▶ [Records to process]:
• • • •

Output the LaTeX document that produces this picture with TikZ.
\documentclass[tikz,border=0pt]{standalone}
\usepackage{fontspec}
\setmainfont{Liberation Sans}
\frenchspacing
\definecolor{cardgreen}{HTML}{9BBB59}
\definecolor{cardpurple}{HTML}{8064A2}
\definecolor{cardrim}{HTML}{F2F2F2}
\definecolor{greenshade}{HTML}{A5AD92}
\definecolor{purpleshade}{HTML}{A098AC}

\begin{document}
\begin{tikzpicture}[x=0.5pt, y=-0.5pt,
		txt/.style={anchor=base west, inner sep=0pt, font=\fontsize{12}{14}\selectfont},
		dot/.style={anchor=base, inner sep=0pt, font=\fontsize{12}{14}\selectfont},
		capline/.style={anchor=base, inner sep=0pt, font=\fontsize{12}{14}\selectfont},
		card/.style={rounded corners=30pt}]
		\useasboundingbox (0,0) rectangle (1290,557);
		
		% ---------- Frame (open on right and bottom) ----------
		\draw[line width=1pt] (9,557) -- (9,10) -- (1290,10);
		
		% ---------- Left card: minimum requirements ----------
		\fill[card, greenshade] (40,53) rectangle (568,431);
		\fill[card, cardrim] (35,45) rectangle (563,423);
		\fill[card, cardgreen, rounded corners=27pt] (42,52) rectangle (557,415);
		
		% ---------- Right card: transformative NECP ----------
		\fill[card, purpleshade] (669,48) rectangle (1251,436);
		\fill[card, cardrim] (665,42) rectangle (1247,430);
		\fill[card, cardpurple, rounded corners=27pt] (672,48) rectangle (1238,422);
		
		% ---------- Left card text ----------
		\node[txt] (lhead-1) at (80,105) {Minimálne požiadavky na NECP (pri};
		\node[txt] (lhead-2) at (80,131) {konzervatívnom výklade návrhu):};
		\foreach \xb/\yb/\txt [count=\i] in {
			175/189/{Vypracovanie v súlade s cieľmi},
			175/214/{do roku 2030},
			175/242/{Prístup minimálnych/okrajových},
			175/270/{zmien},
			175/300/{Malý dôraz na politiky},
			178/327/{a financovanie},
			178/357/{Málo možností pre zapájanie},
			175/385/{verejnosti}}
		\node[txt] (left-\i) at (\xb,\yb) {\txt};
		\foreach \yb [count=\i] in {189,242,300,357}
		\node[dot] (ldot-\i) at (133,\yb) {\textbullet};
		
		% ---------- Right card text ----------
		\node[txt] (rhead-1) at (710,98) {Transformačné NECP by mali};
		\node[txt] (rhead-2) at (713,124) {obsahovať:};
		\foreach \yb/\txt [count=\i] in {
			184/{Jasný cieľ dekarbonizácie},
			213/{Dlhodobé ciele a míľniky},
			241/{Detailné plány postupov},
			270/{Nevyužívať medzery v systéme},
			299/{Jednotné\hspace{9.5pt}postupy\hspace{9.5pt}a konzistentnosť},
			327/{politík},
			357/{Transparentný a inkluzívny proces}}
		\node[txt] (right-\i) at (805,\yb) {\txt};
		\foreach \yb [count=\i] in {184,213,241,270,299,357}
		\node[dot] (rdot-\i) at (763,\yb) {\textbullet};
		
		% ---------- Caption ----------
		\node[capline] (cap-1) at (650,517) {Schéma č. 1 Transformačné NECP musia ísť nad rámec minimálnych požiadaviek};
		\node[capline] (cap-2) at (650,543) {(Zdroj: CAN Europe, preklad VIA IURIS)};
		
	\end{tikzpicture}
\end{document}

• • • •

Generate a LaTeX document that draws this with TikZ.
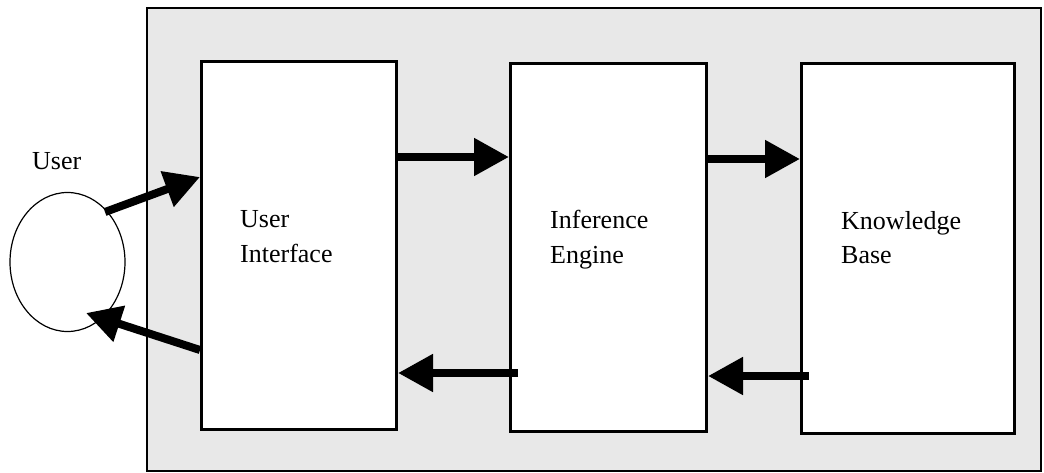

• • • •

▶ [Set problem]: Work out how many lines in the entries hold the string "LaTeX". Your answer should consist solely of that number.

▶ [Solution below]: 2